**Written problem**
Copy the data word for word, keeping every line.

++++++++

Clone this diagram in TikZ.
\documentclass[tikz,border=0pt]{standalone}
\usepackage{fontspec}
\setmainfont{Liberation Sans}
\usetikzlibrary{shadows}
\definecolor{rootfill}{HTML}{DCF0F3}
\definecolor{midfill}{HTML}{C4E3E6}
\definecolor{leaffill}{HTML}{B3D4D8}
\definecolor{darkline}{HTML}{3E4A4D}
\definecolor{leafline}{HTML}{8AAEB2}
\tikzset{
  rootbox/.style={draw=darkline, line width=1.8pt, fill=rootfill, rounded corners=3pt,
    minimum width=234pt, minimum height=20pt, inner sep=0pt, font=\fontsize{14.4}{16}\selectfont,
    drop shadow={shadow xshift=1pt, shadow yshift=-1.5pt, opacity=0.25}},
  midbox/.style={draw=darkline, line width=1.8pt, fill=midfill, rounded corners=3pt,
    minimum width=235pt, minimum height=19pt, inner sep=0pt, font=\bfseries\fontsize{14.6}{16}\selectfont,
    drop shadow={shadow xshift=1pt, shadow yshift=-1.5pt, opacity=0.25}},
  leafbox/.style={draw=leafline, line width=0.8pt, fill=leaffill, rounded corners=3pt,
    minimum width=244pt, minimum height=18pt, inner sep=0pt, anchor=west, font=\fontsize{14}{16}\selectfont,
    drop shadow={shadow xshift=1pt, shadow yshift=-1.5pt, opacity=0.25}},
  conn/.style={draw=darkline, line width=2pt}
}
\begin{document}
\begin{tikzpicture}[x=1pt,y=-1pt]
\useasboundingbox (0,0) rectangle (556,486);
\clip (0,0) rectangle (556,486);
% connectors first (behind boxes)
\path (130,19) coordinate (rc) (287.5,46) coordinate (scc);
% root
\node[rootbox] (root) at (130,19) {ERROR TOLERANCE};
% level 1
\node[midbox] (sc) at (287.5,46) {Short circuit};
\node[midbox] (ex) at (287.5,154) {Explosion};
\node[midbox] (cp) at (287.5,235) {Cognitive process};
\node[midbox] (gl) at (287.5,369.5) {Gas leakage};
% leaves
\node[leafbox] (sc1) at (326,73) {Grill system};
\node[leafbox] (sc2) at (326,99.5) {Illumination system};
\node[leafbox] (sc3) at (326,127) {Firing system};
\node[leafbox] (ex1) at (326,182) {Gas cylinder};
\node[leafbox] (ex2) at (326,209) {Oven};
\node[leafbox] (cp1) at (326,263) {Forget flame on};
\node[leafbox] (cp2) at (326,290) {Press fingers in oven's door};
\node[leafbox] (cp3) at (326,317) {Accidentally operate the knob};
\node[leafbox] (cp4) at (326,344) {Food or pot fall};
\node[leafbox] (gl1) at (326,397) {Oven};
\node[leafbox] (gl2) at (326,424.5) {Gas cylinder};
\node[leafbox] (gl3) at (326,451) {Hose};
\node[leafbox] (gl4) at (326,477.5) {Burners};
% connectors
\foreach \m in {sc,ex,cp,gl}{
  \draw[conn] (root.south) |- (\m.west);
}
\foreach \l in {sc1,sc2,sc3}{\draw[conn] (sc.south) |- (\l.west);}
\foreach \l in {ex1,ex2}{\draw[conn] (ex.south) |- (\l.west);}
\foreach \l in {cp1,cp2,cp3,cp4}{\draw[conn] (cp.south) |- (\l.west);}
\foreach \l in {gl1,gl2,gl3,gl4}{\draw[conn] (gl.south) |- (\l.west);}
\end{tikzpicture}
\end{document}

++++++++

**Output for this exercise**
Clone this diagram in TikZ.
\documentclass[tikz,border=0pt]{standalone}
\usepackage{fontspec}
\setmainfont{Liberation Sans}
\usetikzlibrary{shadows}
\definecolor{rootfill}{HTML}{DCF0F3}
\definecolor{midfill}{HTML}{C4E3E6}
\definecolor{leaffill}{HTML}{B3D4D8}
\definecolor{darkline}{HTML}{3E4A4D}
\definecolor{leafline}{HTML}{8AAEB2}
\tikzset{
  rootbox/.style={draw=darkline, line width=1.8pt, fill=rootfill, rounded corners=3pt,
    minimum width=234pt, minimum height=20pt, inner sep=0pt, font=\fontsize{14.4}{16}\selectfont,
    drop shadow={shadow xshift=1pt, shadow yshift=-1.5pt, opacity=0.25}},
  midbox/.style={draw=darkline, line width=1.8pt, fill=midfill, rounded corners=3pt,
    minimum width=235pt, minimum height=19pt, inner sep=0pt, font=\bfseries\fontsize{14.6}{16}\selectfont,
    drop shadow={shadow xshift=1pt, shadow yshift=-1.5pt, opacity=0.25}},
  leafbox/.style={draw=leafline, line width=0.8pt, fill=leaffill, rounded corners=3pt,
    minimum width=244pt, minimum height=18pt, inner sep=0pt, anchor=west, font=\fontsize{14}{16}\selectfont,
    drop shadow={shadow xshift=1pt, shadow yshift=-1.5pt, opacity=0.25}},
  conn/.style={draw=darkline, line width=2pt}
}
\begin{document}
\begin{tikzpicture}[x=1pt,y=-1pt]
\useasboundingbox (0,0) rectangle (556,486);
\clip (0,0) rectangle (556,486);
% connectors first (behind boxes)
\path (130,19) coordinate (rc) (287.5,46) coordinate (scc);
% root
\node[rootbox] (root) at (130,19) {ERROR TOLERANCE};
% level 1
\node[midbox] (sc) at (287.5,46) {Short circuit};
\node[midbox] (ex) at (287.5,154) {Explosion};
\node[midbox] (cp) at (287.5,235) {Cognitive process};
\node[midbox] (gl) at (287.5,369.5) {Gas leakage};
% leaves
\node[leafbox] (sc1) at (326,73) {Grill system};
\node[leafbox] (sc2) at (326,99.5) {Illumination system};
\node[leafbox] (sc3) at (326,127) {Firing system};
\node[leafbox] (ex1) at (326,182) {Gas cylinder};
\node[leafbox] (ex2) at (326,209) {Oven};
\node[leafbox] (cp1) at (326,263) {Forget flame on};
\node[leafbox] (cp2) at (326,290) {Press fingers in oven's door};
\node[leafbox] (cp3) at (326,317) {Accidentally operate the knob};
\node[leafbox] (cp4) at (326,344) {Food or pot fall};
\node[leafbox] (gl1) at (326,397) {Oven};
\node[leafbox] (gl2) at (326,424.5) {Gas cylinder};
\node[leafbox] (gl3) at (326,451) {Hose};
\node[leafbox] (gl4) at (326,477.5) {Burners};
% connectors
\foreach \m in {sc,ex,cp,gl}{
  \draw[conn] (root.south) |- (\m.west);
}
\foreach \l in {sc1,sc2,sc3}{\draw[conn] (sc.south) |- (\l.west);}
\foreach \l in {ex1,ex2}{\draw[conn] (ex.south) |- (\l.west);}
\foreach \l in {cp1,cp2,cp3,cp4}{\draw[conn] (cp.south) |- (\l.west);}
\foreach \l in {gl1,gl2,gl3,gl4}{\draw[conn] (gl.south) |- (\l.west);}
\end{tikzpicture}
\end{document}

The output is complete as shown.